What is expected
Starting at the line that contains "Generate a web" and stopping at the line that contains "const xTicks = [0, 20, 40, 60, 80, 100, 120];", copy every line exactly, both ends included, without the pictures.

Provided records
_ _ _

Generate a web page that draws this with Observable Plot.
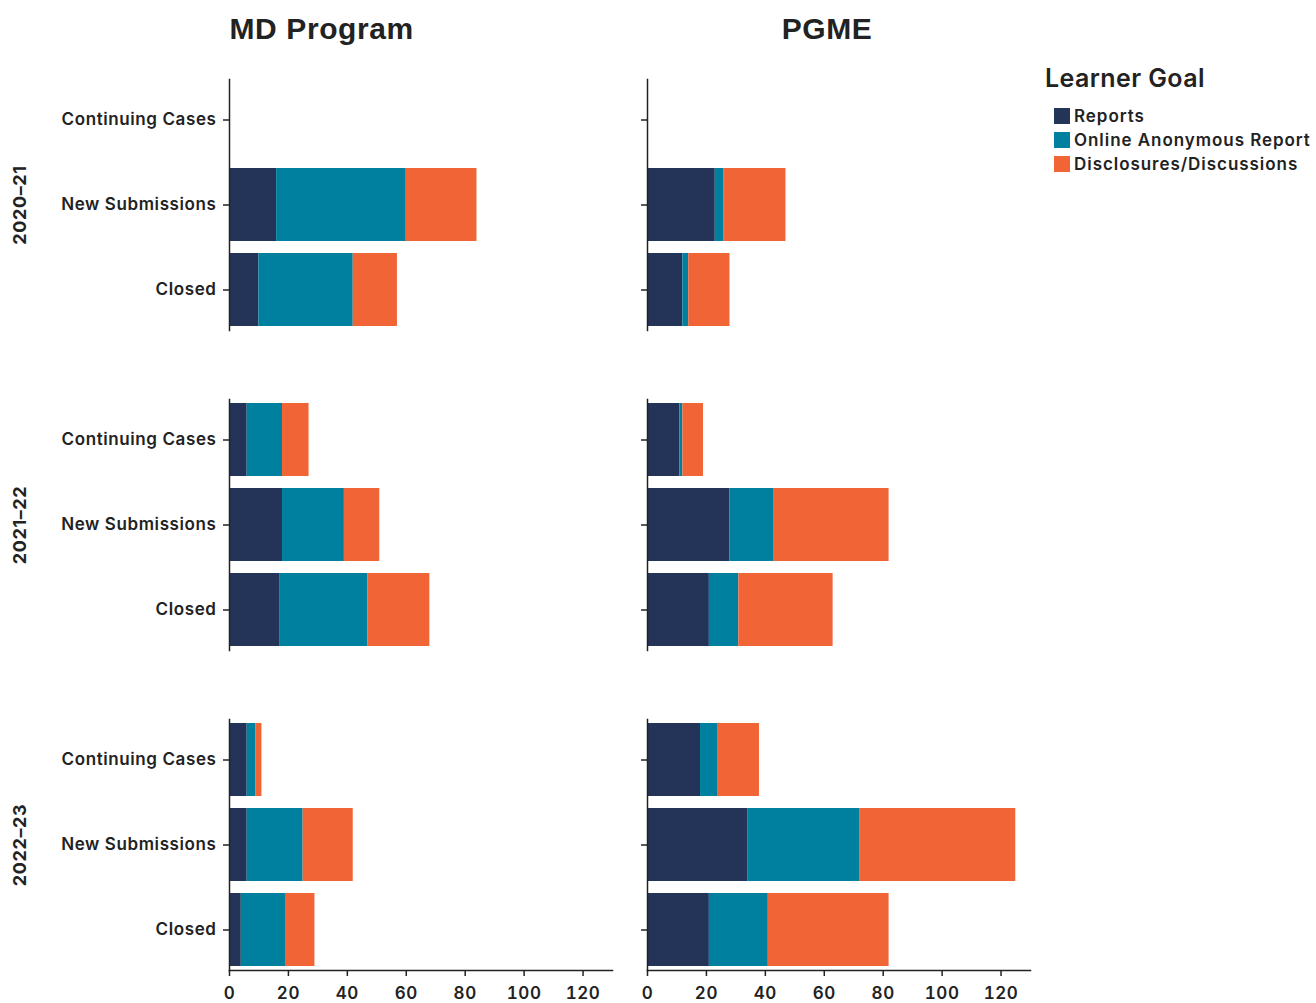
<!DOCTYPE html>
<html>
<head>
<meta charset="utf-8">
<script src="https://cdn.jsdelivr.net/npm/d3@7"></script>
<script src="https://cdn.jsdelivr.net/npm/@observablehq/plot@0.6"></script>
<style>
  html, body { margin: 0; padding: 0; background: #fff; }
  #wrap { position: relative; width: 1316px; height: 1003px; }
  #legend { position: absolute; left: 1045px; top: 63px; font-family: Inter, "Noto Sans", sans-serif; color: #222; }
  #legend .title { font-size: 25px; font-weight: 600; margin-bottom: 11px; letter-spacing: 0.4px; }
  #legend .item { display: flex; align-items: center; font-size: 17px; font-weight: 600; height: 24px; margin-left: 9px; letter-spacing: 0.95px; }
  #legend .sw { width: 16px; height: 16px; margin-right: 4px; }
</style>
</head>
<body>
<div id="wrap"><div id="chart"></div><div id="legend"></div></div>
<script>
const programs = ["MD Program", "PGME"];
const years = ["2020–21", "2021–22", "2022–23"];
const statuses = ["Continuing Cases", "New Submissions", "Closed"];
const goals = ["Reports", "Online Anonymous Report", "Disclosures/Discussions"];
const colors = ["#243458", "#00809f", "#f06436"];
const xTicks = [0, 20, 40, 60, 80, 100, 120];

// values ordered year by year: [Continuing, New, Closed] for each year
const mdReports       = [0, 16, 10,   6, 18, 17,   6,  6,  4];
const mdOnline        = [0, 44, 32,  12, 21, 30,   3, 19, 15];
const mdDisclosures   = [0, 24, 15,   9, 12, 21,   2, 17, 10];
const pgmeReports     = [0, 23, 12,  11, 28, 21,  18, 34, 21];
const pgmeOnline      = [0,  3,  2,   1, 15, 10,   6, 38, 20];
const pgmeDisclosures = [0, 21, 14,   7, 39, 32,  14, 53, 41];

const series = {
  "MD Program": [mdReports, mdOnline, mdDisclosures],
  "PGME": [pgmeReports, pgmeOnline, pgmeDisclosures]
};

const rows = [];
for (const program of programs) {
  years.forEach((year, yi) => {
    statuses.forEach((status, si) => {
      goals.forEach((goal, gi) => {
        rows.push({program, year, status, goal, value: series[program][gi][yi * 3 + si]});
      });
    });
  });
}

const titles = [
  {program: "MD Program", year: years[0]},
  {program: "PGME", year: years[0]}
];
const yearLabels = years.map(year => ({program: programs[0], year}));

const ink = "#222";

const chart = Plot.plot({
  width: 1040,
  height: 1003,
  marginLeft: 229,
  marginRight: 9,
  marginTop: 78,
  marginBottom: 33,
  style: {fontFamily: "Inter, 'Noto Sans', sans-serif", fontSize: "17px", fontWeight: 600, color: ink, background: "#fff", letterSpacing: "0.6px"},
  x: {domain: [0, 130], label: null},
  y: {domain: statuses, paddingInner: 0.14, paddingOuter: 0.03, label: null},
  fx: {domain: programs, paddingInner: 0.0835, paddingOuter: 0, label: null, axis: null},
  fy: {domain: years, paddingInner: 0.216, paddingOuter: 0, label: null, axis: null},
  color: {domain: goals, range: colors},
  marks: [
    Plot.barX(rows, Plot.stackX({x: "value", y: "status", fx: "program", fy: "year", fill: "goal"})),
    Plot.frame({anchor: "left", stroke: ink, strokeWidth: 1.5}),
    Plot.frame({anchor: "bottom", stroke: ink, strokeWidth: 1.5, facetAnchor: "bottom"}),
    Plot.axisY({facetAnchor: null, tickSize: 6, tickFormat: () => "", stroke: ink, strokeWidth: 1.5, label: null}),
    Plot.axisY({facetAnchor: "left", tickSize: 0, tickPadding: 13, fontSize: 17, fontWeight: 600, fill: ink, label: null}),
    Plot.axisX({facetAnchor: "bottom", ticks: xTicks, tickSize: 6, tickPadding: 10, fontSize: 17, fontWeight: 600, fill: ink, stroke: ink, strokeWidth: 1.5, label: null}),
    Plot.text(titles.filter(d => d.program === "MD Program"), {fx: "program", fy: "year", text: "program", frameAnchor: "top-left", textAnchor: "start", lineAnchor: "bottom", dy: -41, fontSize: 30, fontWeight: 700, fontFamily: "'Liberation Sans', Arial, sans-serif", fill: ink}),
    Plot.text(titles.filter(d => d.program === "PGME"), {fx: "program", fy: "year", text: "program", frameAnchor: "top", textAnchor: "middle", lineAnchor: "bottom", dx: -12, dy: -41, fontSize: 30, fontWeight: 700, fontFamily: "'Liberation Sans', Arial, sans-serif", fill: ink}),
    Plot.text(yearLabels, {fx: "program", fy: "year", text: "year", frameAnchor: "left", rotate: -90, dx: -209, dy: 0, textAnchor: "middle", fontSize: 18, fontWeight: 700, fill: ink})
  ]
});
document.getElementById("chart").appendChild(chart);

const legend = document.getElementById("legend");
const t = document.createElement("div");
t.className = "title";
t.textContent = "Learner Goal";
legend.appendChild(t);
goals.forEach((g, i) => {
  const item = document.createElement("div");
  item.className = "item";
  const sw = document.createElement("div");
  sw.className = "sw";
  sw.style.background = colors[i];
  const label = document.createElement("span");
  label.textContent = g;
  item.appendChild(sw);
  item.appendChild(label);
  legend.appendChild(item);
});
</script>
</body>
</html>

_ _ _

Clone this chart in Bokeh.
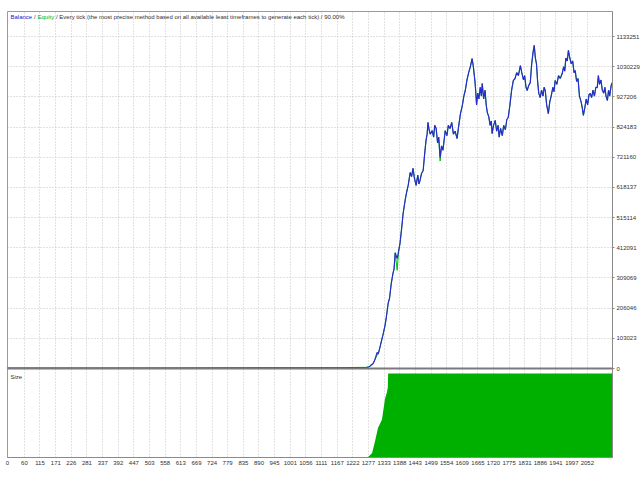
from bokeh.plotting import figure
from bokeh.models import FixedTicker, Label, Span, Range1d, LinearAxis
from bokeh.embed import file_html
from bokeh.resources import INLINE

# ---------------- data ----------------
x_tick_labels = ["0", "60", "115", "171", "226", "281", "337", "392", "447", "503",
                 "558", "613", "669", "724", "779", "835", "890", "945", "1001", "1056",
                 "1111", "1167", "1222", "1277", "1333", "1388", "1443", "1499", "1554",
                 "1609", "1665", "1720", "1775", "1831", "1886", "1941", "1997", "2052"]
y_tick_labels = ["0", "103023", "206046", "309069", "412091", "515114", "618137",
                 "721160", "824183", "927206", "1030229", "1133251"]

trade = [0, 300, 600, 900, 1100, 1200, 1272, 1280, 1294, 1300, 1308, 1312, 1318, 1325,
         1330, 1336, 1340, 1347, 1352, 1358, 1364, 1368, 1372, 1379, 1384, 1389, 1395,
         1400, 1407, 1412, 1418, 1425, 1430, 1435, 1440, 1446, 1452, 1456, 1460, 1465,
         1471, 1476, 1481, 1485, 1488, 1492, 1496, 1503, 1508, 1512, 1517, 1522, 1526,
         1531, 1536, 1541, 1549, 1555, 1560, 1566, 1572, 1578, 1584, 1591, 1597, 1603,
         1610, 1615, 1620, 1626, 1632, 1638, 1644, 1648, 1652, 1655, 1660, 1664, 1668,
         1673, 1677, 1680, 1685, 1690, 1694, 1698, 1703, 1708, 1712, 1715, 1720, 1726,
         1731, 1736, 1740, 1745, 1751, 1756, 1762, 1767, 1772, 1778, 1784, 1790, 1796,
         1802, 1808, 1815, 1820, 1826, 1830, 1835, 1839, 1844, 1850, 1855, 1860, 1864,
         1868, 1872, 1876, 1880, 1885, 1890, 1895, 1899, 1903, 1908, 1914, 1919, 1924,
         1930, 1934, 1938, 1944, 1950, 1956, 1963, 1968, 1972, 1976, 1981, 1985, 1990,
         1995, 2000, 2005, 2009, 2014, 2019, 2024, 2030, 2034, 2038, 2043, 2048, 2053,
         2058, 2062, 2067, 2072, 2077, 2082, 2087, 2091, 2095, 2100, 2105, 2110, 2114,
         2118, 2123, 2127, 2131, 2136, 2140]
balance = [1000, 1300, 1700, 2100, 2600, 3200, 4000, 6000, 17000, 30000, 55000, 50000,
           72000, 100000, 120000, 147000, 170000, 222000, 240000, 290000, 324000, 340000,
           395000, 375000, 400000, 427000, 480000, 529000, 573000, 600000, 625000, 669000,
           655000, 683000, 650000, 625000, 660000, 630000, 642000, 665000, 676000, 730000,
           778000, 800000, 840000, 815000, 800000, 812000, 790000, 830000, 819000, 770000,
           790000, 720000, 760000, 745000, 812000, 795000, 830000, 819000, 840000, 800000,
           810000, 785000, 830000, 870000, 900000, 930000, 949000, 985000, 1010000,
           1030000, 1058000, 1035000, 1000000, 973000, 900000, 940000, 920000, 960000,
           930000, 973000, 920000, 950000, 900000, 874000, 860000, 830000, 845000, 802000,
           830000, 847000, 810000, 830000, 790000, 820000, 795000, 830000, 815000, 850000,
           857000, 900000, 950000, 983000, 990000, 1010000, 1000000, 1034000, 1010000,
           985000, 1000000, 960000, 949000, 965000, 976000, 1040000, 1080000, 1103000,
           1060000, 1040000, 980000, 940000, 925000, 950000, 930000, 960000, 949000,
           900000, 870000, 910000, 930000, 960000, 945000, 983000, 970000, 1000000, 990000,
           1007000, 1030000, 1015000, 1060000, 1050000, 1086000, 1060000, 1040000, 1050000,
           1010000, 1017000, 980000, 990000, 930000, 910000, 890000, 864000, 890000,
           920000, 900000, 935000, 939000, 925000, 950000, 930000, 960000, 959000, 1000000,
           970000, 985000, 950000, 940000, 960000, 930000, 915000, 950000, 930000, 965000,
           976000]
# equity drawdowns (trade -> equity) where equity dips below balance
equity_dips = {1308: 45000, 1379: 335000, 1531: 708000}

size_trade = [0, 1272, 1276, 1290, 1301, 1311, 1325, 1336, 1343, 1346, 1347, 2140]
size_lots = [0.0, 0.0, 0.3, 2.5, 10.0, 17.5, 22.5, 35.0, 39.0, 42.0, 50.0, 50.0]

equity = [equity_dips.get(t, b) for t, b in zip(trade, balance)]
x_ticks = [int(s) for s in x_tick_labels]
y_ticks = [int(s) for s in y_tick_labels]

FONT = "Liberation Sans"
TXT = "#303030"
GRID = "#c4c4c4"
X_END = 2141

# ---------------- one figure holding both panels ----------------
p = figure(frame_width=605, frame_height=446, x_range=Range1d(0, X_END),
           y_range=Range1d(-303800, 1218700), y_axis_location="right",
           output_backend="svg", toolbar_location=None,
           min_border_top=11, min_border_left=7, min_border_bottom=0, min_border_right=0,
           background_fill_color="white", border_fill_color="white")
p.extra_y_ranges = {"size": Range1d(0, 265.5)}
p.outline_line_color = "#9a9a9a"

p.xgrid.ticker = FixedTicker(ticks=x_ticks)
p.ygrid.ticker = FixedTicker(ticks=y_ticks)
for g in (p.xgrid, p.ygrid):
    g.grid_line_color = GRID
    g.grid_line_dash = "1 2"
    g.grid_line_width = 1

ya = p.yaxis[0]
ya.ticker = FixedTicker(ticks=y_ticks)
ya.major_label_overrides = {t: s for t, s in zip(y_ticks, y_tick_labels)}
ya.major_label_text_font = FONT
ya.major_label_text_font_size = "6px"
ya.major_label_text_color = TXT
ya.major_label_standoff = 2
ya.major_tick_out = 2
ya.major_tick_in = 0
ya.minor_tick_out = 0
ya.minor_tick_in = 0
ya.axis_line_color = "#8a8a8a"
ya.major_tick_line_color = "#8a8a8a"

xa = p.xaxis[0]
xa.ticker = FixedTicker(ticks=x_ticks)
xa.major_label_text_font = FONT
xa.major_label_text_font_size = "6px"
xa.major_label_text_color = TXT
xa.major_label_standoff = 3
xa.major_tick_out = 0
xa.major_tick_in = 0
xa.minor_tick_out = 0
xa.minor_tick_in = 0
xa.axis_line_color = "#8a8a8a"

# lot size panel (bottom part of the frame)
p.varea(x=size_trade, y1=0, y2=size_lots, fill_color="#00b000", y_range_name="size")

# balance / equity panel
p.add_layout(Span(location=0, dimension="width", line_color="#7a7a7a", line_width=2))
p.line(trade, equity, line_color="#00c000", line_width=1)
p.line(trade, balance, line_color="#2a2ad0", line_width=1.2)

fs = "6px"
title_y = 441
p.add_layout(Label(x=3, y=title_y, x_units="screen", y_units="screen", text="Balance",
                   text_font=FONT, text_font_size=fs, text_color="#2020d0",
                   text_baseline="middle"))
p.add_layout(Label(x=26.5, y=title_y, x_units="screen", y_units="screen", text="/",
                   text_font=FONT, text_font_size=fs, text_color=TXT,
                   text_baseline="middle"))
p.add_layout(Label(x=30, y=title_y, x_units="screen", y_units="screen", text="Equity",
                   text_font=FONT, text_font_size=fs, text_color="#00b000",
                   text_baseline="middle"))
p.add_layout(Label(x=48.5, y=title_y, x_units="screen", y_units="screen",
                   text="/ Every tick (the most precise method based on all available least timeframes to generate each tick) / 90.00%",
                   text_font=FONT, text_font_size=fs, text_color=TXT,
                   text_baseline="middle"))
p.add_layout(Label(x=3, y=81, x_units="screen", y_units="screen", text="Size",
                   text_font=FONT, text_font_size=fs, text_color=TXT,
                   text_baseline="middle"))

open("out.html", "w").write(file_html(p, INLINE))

_ _ _

Answer to this task
Generate a web page that draws this with Observable Plot.
<!DOCTYPE html>
<html>
<head>
<meta charset="utf-8">
<script src="https://cdn.jsdelivr.net/npm/d3@7"></script>
<script src="https://cdn.jsdelivr.net/npm/@observablehq/plot@0.6"></script>
<style>
  html, body { margin: 0; padding: 0; background: #fff; }
  #wrap { position: relative; width: 1316px; height: 1003px; }
  #legend { position: absolute; left: 1045px; top: 63px; font-family: Inter, "Noto Sans", sans-serif; color: #222; }
  #legend .title { font-size: 25px; font-weight: 600; margin-bottom: 11px; letter-spacing: 0.4px; }
  #legend .item { display: flex; align-items: center; font-size: 17px; font-weight: 600; height: 24px; margin-left: 9px; letter-spacing: 0.95px; }
  #legend .sw { width: 16px; height: 16px; margin-right: 4px; }
</style>
</head>
<body>
<div id="wrap"><div id="chart"></div><div id="legend"></div></div>
<script>
const programs = ["MD Program", "PGME"];
const years = ["2020–21", "2021–22", "2022–23"];
const statuses = ["Continuing Cases", "New Submissions", "Closed"];
const goals = ["Reports", "Online Anonymous Report", "Disclosures/Discussions"];
const colors = ["#243458", "#00809f", "#f06436"];
const xTicks = [0, 20, 40, 60, 80, 100, 120];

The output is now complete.